I also use big blu soap and a lighter. Mainly a lighter since I mainly do simple repairs and just want to make sure I'm not going to blow the house up. Figure its fine if I blow myself up like a captain going down with his ship. If I don't die and don't see a flame figure the occupants will smell it before they do. I pull the meter and use nitrogen or compressed air if I do a major repair. Even then I don't feel right until I put a lighter to it. The lighter is the least sensitive but still makes me feel like I'm for sure not going to kill anybody.


----------



## rjbphd (Feb 5, 2010)

oldblue said:


> Have the same one. Two problems the thing seems too sensitive.

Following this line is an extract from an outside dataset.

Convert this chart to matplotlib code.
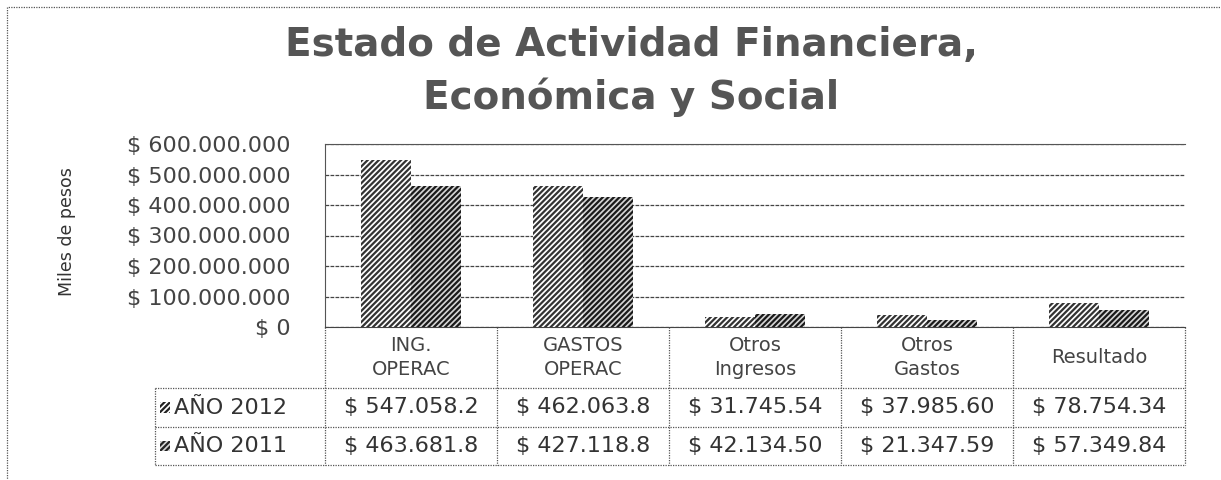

Finding very small leaks that must of been there 100 years ago when the house was built. That and the knob loosens after awhile I have to take it apart and tighten the knob. Other than that its great.
> 
> I also use big blu soap and a lighter. Mainly a lighter since I mainly do simple repairs and just want to make sure I'm not going to blow the house up. Figure its fine if I blow myself up like a captain going down with his ship. If I don't die and don't see a flame figure the occupants will smell it before they do. I pull the meter and use nitrogen or compressed air if I do a major repair. Even then I don't feel right until I put a lighter to it. The lighter is the least sensitive but still makes me feel like I'm for sure not going to kill anybody.


Three posts and no intro... so far non plumber can't read ..


----------